In the Preface to Inventing the Medium, I write about the limitations of asking users what they want since people “often cannot think past the familiar conventions of existing devices and applications.” A similar theme emerged from the many admiring reminiscences that followed Steve Jobs’ death this month. From the New York Times obituary : When asked what market research went into the iPad, Mr. Jobs replied: “None. It’s not the consumers’ job to know what they want.”

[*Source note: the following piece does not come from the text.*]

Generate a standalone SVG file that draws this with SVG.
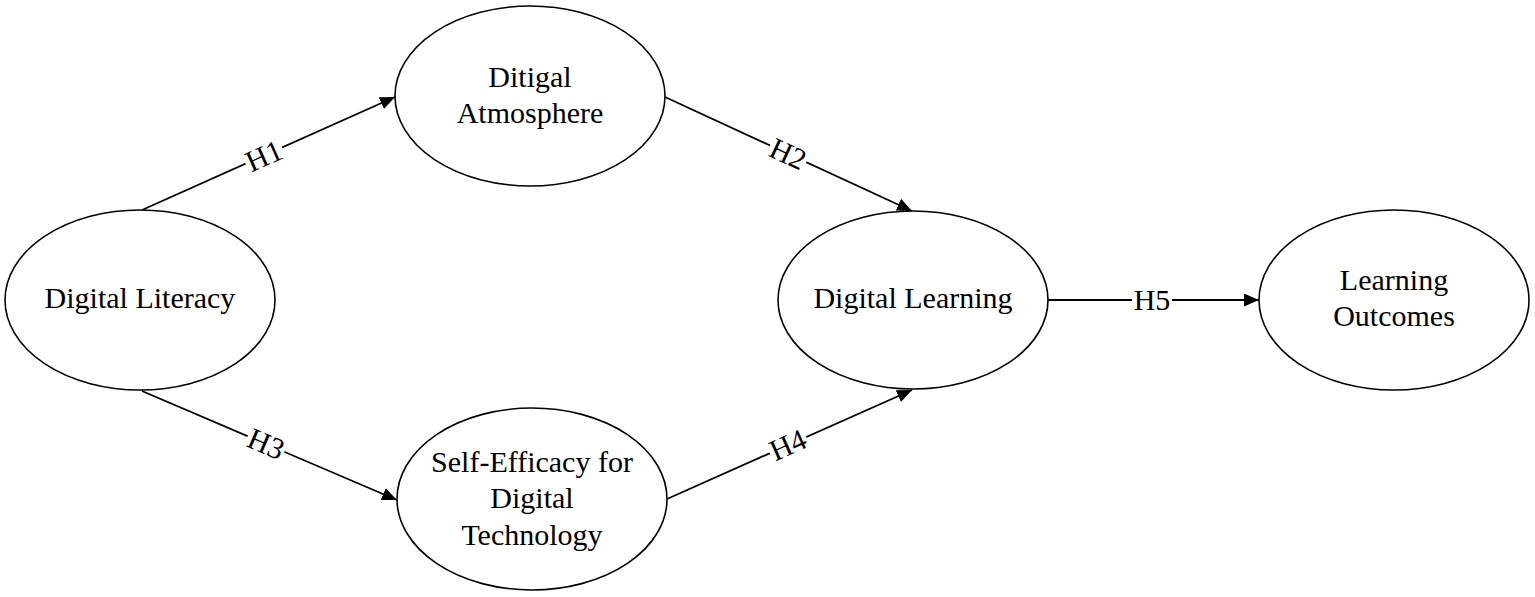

People often saw Jobs’ ability to understand consumers as “intuitive” a word I dislike because it is so vaguely used, and because it encourages a kind of magical personality-worshipping attitude toward good design. Steve Jobs certainly had brilliant insights about design and a charismatic personality, but at his best he also had a way of thinking and working that ordinary mortals could also emulate:
- Steve Jobs focused first on core human needs, on the kinds of things that people wanted to do, like carry music around with them in way that made it easy to access individual songs and to add to the collection
- Steve Jobs was able to separate out the functions he wanted to serve from the ways in which they were currently embodied in social rituals like user behaviors or established industry practices, devices, or media conventions.
- Steve Jobs paid close attention to the details of design, which allowed him to establish new conventions that standardized complex actions like selecting music from a large collection or zooming in and out of a webpage.
Not everyone can be Steve Jobs, but every designer can learn to emulate this radical, creative stance as the starting point of any design project, which is one of the important objectives of my book.